» **The problem**:
Write out each line from the data below that includes the word "matplotlib".

» **Dataset excerpt**:
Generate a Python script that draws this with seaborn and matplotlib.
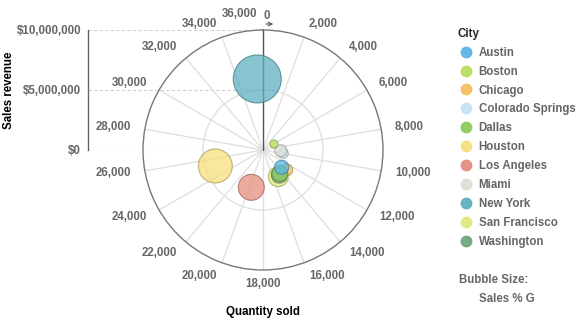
import numpy as np
import pandas as pd
import matplotlib
matplotlib.use("Agg")
import matplotlib.pyplot as plt
from matplotlib.lines import Line2D
from matplotlib.ticker import FuncFormatter
import seaborn as sns

# ---- data ----
cities = ["Austin", "Boston", "Chicago", "Colorado Springs", "Dallas", "Houston",
          "Los Angeles", "Miami", "New York", "San Francisco", "Washington"]
quantity_sold = [13280, 6140, 13020, 9920, 14390, 25150, 19740, 9230, 35540, 15020, 14690]
sales_revenue = [2120000, 1040000, 2580000, 1710000, 2400000, 4190000, 3260000, 1480000,
                 5940000, 2560000, 2490000]
sales_pct_g = [2.5, 0.8, 1.8, 1.25, 3.2, 14.5, 8.5, 1.8, 29.0, 5.0, 3.2]
colors = ["#5bb6e6", "#b8df5f", "#f7bf60", "#c8e2f2", "#8ecb5e", "#f7df7e",
          "#e48f7e", "#dfdfd6", "#5fb0c0", "#e1e97e", "#6fa77f"]
angle_ticks = list(range(0, 36000, 2000))
angle_max = 36000
revenue_ticks = [0, 5000000, 10000000]

df = pd.DataFrame({"City": cities, "Quantity": quantity_sold,
                   "Revenue": sales_revenue, "Size": sales_pct_g})
df["theta"] = df["Quantity"] / angle_max * 2 * np.pi
palette = dict(zip(cities, colors))
# outer bubbles are drawn first, inner ones on top
plot_df = df.sort_values("Revenue", ascending=False).reset_index(drop=True)

sns.set_theme(style="white")
plt.rcParams["font.family"] = ["Liberation Sans", "DejaVu Sans"]

W, H = 582, 327
FS = 8.3
fig = plt.figure(figsize=(W / 100, H / 100), dpi=100)

cx, cy, R = 263, 150, 120
GRAY = "#666666"

# left radial scale axis
ax_r = fig.add_axes([88 / W, (H - cy) / H, (cx - 88) / W, R / H])
ax_r.set_ylim(0, 10000000)
ax_r.set_xlim(0, 1)
ax_r.set_yticks(revenue_ticks)
ax_r.yaxis.set_major_formatter(FuncFormatter(lambda v, p: "${:,.0f}".format(v)))
ax_r.set_xticks([])
for s in ["top", "right", "bottom"]:
    ax_r.spines[s].set_visible(False)
ax_r.spines["left"].set_color(GRAY)
ax_r.spines["left"].set_linewidth(1)
ax_r.tick_params(axis="y", direction="in", length=4, color=GRAY, labelsize=FS,
                 labelcolor=GRAY, pad=5)
for t in ax_r.get_yticklabels():
    t.set_fontweight("bold")
ax_r.grid(axis="y", color="#d0d0d0", linestyle=(0, (3, 2)), linewidth=0.8)
ax_r.set_facecolor("none")
ax_r.set_ylabel("Sales revenue", fontsize=FS, fontweight="bold", color="black")
ax_r.yaxis.set_label_coords((15 - 88) / (cx - 88), 0.5)

# polar axes
ax = fig.add_axes([(cx - R) / W, (H - cy - R) / H, 2 * R / W, 2 * R / H], projection="polar")
ax.set_facecolor("none")
ax.set_theta_zero_location("N")
ax.set_theta_direction(-1)

sns.scatterplot(data=plot_df, x="theta", y="Revenue", hue="City", palette=palette,
                size="Size", sizes=(0, 1194), size_norm=(0, 29), alpha=0.75,
                legend=False, ax=ax, zorder=3, linewidth=0.8)
coll = ax.collections[-1]
fc = np.array([matplotlib.colors.to_rgba(c) for c in plot_df["City"].map(palette)])
ec = fc.copy()
ec[:, :3] *= 0.70
ec[:, 3] = 0.85
coll.set_edgecolors(ec)

ax.set_ylim(0, 10000000)
ax.set_xlabel("")
ax.set_ylabel("")
ax.set_rgrids([5000000], labels=[""])
ax.set_thetagrids(np.array(angle_ticks) / angle_max * 360,
                  labels=["{:,}".format(a) for a in angle_ticks])
ax.grid(True, color="#dedede", linewidth=0.9)
ax.spines["polar"].set_color("#777777")
ax.spines["polar"].set_linewidth(1)
ax.tick_params(axis="x", pad=-3, labelsize=FS, labelcolor=GRAY)
for a, t in zip(angle_ticks, ax.get_xticklabels()):
    t.set_fontweight("bold")
    deg = a / angle_max * 360
    if deg == 0:
        t.set_ha("left")
    elif deg == 180:
        t.set_ha("center")
    elif deg < 180:
        t.set_ha("left")
    else:
        t.set_ha("right")
    t.set_va("center")
ax.plot([0, 0], [0, 10000000], color="#555555", linewidth=1, zorder=2)

fig.text(257 / W, 1 - 14 / H, "36,000", ha="right", va="center", fontsize=FS,
         fontweight="bold", color=GRAY)
fig.add_artist(matplotlib.patches.FancyArrowPatch(
    (263 / W, 1 - 24 / H), (276 / W, 1 - 24 / H), transform=fig.transFigure,
    arrowstyle="->", mutation_scale=7, color="#555555", linewidth=0.8))

fig.text(cx / W, 1 - 312 / H, "Quantity sold", ha="center", va="center",
         fontsize=FS, fontweight="bold", color="black")

# legend
handles = [Line2D([0], [0], marker="o", linestyle="", markersize=7.5,
                  markerfacecolor=c, markeredgecolor=c, alpha=0.95) for c in colors]
leg = fig.legend(handles, cities, loc="upper left",
                 bbox_to_anchor=(452 / W, 1 - 22 / H), frameon=False,
                 title="City", alignment="left", fontsize=FS, title_fontsize=FS,
                 labelspacing=0.6, handletextpad=0.3, handlelength=1.5,
                 borderpad=0)
leg.get_title().set_fontweight("bold")
for t in leg.get_texts():
    t.set_color(GRAY)
    t.set_fontweight("bold")

fig.text(459 / W, 1 - 280 / H, "Bubble Size:", ha="left", va="center",
         fontsize=FS, fontweight="bold", color=GRAY)
fig.text(479 / W, 1 - 299 / H, "Sales % G", ha="left", va="center",
         fontsize=FS, fontweight="bold", color=GRAY)

fig.savefig("out.png", dpi=100)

» **Worked answer**:
Generate a Python script that draws this with seaborn and matplotlib.
import matplotlib
matplotlib.use("Agg")
import matplotlib.pyplot as plt
from matplotlib.lines import Line2D
from matplotlib.ticker import FuncFormatter
fc = np.array([matplotlib.colors.to_rgba(c) for c in plot_df["City"].map(palette)])
fig.add_artist(matplotlib.patches.FancyArrowPatch(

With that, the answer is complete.